Monday, April 21, 2008

Pam's View

At first you don’t notice it. Like so many things beige, muted, dusty in color – they melt into the background. This is especially true in a new country that was formerly a British colony where one tends to concentrate on the mechanics of getting from here to there while driving on the wrong side of the road.
It is amazing how long it takes to start noticing the absence of things! At first it is groups of empty lots amidst construction of new buildings advancing at a ferocious pace. Then it is an old square stone house tightly shuttered, but progressively being taken over by nature, grass growing from its roof.
Next you notice several such houses clustered together; slowly being covered by vines, cyclamen, fennel, and other wild growths. Once they had been homes and businesses of Turkish or Greek Cypriots, depending on which side of the Green Line you are on. Legally they still are, but while the owners await decisions on the thorny issues of an unresolved conflict decisions to be made by people who have never seen them -- they sit unattended. Sometimes whole villages lie as if discarded – dust where lemons, flowers, and children should be growing.

Saturday, April 5, 2008

Like Two Peas in a Pod

A note from Pam about Friends

Friday morning Sue and Alan took us to meet a couple they thought we would enjoy – Hugh, who is a writer, antique car enthusiast, and general good guy around town, and his wife, Elizabeth, who is a bird watcher, good golfer, bridge player, and cook.
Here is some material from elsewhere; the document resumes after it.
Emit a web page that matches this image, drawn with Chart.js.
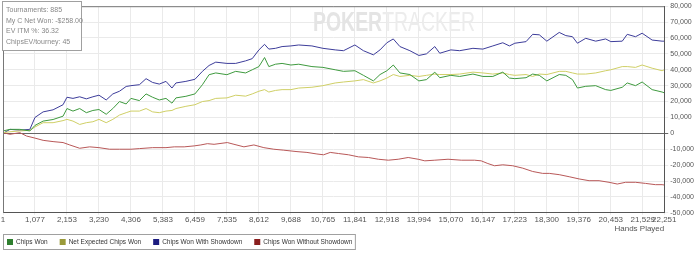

They are charming. Jim and Hugh hit it off right away. We will go to a book “launching” April 8 for his latest book, and he to Jim’s book-signing in May. In addition, he has gotten Jim involved with the Paphos Writers Club.

We thought we were just going for coffee, but we were feted with four savories, four sweets, and, oh, did I mention the champagne? All of this took place in a spectacular setting right above Coral Bay. Their property has pools and fountains and flowers galore. It is somewhat like a stage setting for a Greek Great Gatsby with a view to die for.

They are very English – the kind of English who have spent most of their career lives abroad can be the best kind. The kind who taught me the English way. Are you there, Miss Vickerey?

That day we found ourselves in a little piece of England that floated towards the warm sunny sky of the Mediterranean. In this place, much of the classic reserve has melted in the sun; we are not only accepted, we are welcomed as “American cousins.”

Since that day we have found Hugh and Liz extraordinarily kind, as are Sue and Alan. They have taken us under wing and check up on us to be sure we are well and have what we need. Hugh has come over a couple of times. It is such a drive. There is always a polite pretext of some sort, a smile, some kidding around; the sincerity and warmth of these two couples really touches the heart.